TASK INSTRUCTIONS.
Produce an exact copy of all the data below, dropping every image.
****************************************
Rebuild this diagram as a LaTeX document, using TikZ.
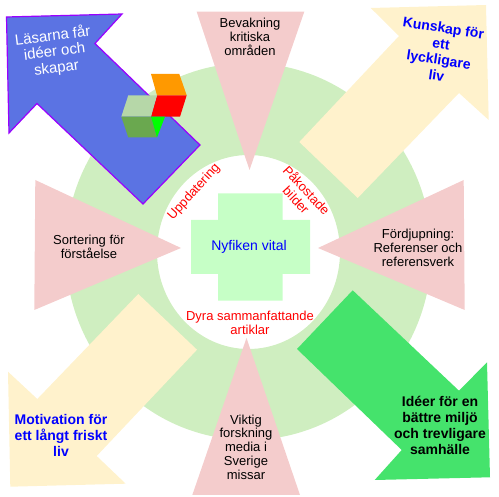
\documentclass[tikz,border=0pt]{standalone}
\usepackage{fontspec}
\setmainfont{Liberation Sans}
\definecolor{ringgreen}{RGB}{207, 238, 192}
\definecolor{crossgreen}{RGB}{198, 255, 198}
\definecolor{wedgepink}{RGB}{244, 204, 204}
\definecolor{arrowblue}{RGB}{91, 115, 227}
\definecolor{arrowpurple}{RGB}{153, 0, 255}
\definecolor{arrowcream}{RGB}{255, 242, 204}
\definecolor{arrowgreen}{RGB}{69, 227, 108}
\definecolor{cubelight}{RGB}{182, 215, 168}
\definecolor{cubedark}{RGB}{106, 168, 79}
\definecolor{cubeorange}{RGB}{255, 153, 0}
\usetikzlibrary{positioning}
\tikzset{
    wedgelabel/.style={align=center, inner sep=0pt, font=\fontsize{13}{13.8}\selectfont},
    redlabel/.style={align=center, inner sep=0pt, text=red, font=\fontsize{13}{14}\selectfont},
    arrowlabel/.style={align=center, inner sep=0pt, font=\fontsize{14}{16}\selectfont\bfseries}
}
\begin{document}
\begin{tikzpicture}[x=1pt, y=-1pt]
    \useasboundingbox (0,0) rectangle (499,497);

    \fill [ringgreen, even odd rule] (248.5,251.5) ellipse [x radius=183, y radius=188.5]
        (248.5,252) ellipse [x radius=91.5, y radius=97];
    \fill [crossgreen] (218,193.3) -- (282.7,193.3) -- (282.7,220) -- (310,220) -- (310,274) -- (282.7,274)
        -- (282.7,300.7) -- (218,300.7) -- (218,274) -- (191,274) -- (191,220) -- (218,220) -- cycle;

    \fill [wedgepink] (196.7,11.7) -- (304.3,11.7) -- (249.5,170) -- cycle;
    \fill [wedgepink] (35.3,180) -- (34.3,310) -- (181,248) -- cycle;
    \fill [wedgepink] (463.7,180) -- (464.7,310) -- (318,248) -- cycle;
    \fill [wedgepink] (192.3,495) -- (300,495) -- (246.5,338) -- cycle;

    \filldraw [fill=arrowblue, draw=arrowpurple, line width=1.2pt] (6.5,17) -- (122,14) -- (95,43.5) -- (200,145)
        -- (143,204) -- (37,103.5) -- (9,133) -- cycle;
    \fill [arrowcream] (370.7,8) -- (486,5) -- (488.7,120) -- (459,93) -- (357.7,198) -- (299.3,142) -- (399,36) -- cycle;
    \fill [arrowcream] (8,371.7) -- (37.3,399) -- (138.3,294) -- (197,349.7) -- (96.7,456) -- (125.7,483.7) -- (10.3,486.7) -- cycle;
    \fill [arrowgreen] (352.7,290.3) -- (459,390.7) -- (487,362.3) -- (490,477.3) -- (374.7,480) -- (401.7,450) -- (297,349) -- cycle;

    \fill [cubeorange] (151,74) -- (179.3,74) -- (186.7,95.3) -- (157,95.3) -- cycle;
    \fill [red] (157,95.3) -- (186.7,95.3) -- (180,116.7) -- (151,116.7) -- cycle;
    \fill [cubelight] (128.3,95.3) -- (157,95.3) -- (151,116.7) -- (121.3,116.7) -- cycle;
    \fill [cubedark] (121.3,116.7) -- (151,116.7) -- (157,137.5) -- (128.3,137.5) -- cycle;
    \fill [green] (151,116.7) -- (165,116.7) -- (157,137.5) -- cycle;

    \node [font=\fontsize{14}{16}\selectfont, text=blue, inner sep=0pt] (core) at (249,247) {Nyfiken vital};
    \node [wedgelabel] (bevakning) at (250,37) {Bevakning\\kritiska\\områden};
    \node [wedgelabel] (sortering) at (89,247) {Sortering för\\förståelse};
    \node [wedgelabel] (fordjupning) at (418,248) {Fördjupning:\\Referenser och\\referensverk};
    \node [wedgelabel] (viktig) at (246,447) {Viktig\\forskning\\media i\\Sverige\\missar};
    \node [redlabel, rotate=48] (uppdatering) at (194,192) {Uppdatering};
    \node [redlabel, rotate=-47] (pakostade) at (301.7,195) {Påkostade\\bilder};
    \node [redlabel] (dyra) at (250,323) {Dyra sammanfattande\\artiklar};
    \node [align=center, inner sep=0pt, text=white, rotate=7, font=\fontsize{15}{16}\selectfont] (lasarna) at (54.6,52) {Läsarna får\\idéer och\\skapar};
    \node [arrowlabel, text=blue, rotate=-8.5] (kunskap) at (440,51.5) {Kunskap för\\ett\\lyckligare\\liv};
    \node [arrowlabel, text=blue] (motivation) at (61,435) {Motivation för\\ett långt friskt\\liv};
    \node [arrowlabel] (ideer) at (440,425) {Idéer för en\\bättre miljö\\och trevligare\\samhälle};
\end{tikzpicture}
\end{document}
****************************************
ANSWER.
Rebuild this diagram as a LaTeX document, using TikZ.
\documentclass[tikz,border=0pt]{standalone}
\usepackage{fontspec}
\setmainfont{Liberation Sans}
\definecolor{ringgreen}{RGB}{207, 238, 192}
\definecolor{crossgreen}{RGB}{198, 255, 198}
\definecolor{wedgepink}{RGB}{244, 204, 204}
\definecolor{arrowblue}{RGB}{91, 115, 227}
\definecolor{arrowpurple}{RGB}{153, 0, 255}
\definecolor{arrowcream}{RGB}{255, 242, 204}
\definecolor{arrowgreen}{RGB}{69, 227, 108}
\definecolor{cubelight}{RGB}{182, 215, 168}
\definecolor{cubedark}{RGB}{106, 168, 79}
\definecolor{cubeorange}{RGB}{255, 153, 0}
\usetikzlibrary{positioning}
\tikzset{
    wedgelabel/.style={align=center, inner sep=0pt, font=\fontsize{13}{13.8}\selectfont},
    redlabel/.style={align=center, inner sep=0pt, text=red, font=\fontsize{13}{14}\selectfont},
    arrowlabel/.style={align=center, inner sep=0pt, font=\fontsize{14}{16}\selectfont\bfseries}
}
\begin{document}
\begin{tikzpicture}[x=1pt, y=-1pt]
    \useasboundingbox (0,0) rectangle (499,497);

    \fill [ringgreen, even odd rule] (248.5,251.5) ellipse [x radius=183, y radius=188.5]
        (248.5,252) ellipse [x radius=91.5, y radius=97];
    \fill [crossgreen] (218,193.3) -- (282.7,193.3) -- (282.7,220) -- (310,220) -- (310,274) -- (282.7,274)
        -- (282.7,300.7) -- (218,300.7) -- (218,274) -- (191,274) -- (191,220) -- (218,220) -- cycle;

    \fill [wedgepink] (196.7,11.7) -- (304.3,11.7) -- (249.5,170) -- cycle;
    \fill [wedgepink] (35.3,180) -- (34.3,310) -- (181,248) -- cycle;
    \fill [wedgepink] (463.7,180) -- (464.7,310) -- (318,248) -- cycle;
    \fill [wedgepink] (192.3,495) -- (300,495) -- (246.5,338) -- cycle;

    \filldraw [fill=arrowblue, draw=arrowpurple, line width=1.2pt] (6.5,17) -- (122,14) -- (95,43.5) -- (200,145)
        -- (143,204) -- (37,103.5) -- (9,133) -- cycle;
    \fill [arrowcream] (370.7,8) -- (486,5) -- (488.7,120) -- (459,93) -- (357.7,198) -- (299.3,142) -- (399,36) -- cycle;
    \fill [arrowcream] (8,371.7) -- (37.3,399) -- (138.3,294) -- (197,349.7) -- (96.7,456) -- (125.7,483.7) -- (10.3,486.7) -- cycle;
    \fill [arrowgreen] (352.7,290.3) -- (459,390.7) -- (487,362.3) -- (490,477.3) -- (374.7,480) -- (401.7,450) -- (297,349) -- cycle;

    \fill [cubeorange] (151,74) -- (179.3,74) -- (186.7,95.3) -- (157,95.3) -- cycle;
    \fill [red] (157,95.3) -- (186.7,95.3) -- (180,116.7) -- (151,116.7) -- cycle;
    \fill [cubelight] (128.3,95.3) -- (157,95.3) -- (151,116.7) -- (121.3,116.7) -- cycle;
    \fill [cubedark] (121.3,116.7) -- (151,116.7) -- (157,137.5) -- (128.3,137.5) -- cycle;
    \fill [green] (151,116.7) -- (165,116.7) -- (157,137.5) -- cycle;

    \node [font=\fontsize{14}{16}\selectfont, text=blue, inner sep=0pt] (core) at (249,247) {Nyfiken vital};
    \node [wedgelabel] (bevakning) at (250,37) {Bevakning\\kritiska\\områden};
    \node [wedgelabel] (sortering) at (89,247) {Sortering för\\förståelse};
    \node [wedgelabel] (fordjupning) at (418,248) {Fördjupning:\\Referenser och\\referensverk};
    \node [wedgelabel] (viktig) at (246,447) {Viktig\\forskning\\media i\\Sverige\\missar};
    \node [redlabel, rotate=48] (uppdatering) at (194,192) {Uppdatering};
    \node [redlabel, rotate=-47] (pakostade) at (301.7,195) {Påkostade\\bilder};
    \node [redlabel] (dyra) at (250,323) {Dyra sammanfattande\\artiklar};
    \node [align=center, inner sep=0pt, text=white, rotate=7, font=\fontsize{15}{16}\selectfont] (lasarna) at (54.6,52) {Läsarna får\\idéer och\\skapar};
    \node [arrowlabel, text=blue, rotate=-8.5] (kunskap) at (440,51.5) {Kunskap för\\ett\\lyckligare\\liv};
    \node [arrowlabel, text=blue] (motivation) at (61,435) {Motivation för\\ett långt friskt\\liv};
    \node [arrowlabel] (ideer) at (440,425) {Idéer för en\\bättre miljö\\och trevligare\\samhälle};
\end{tikzpicture}
\end{document}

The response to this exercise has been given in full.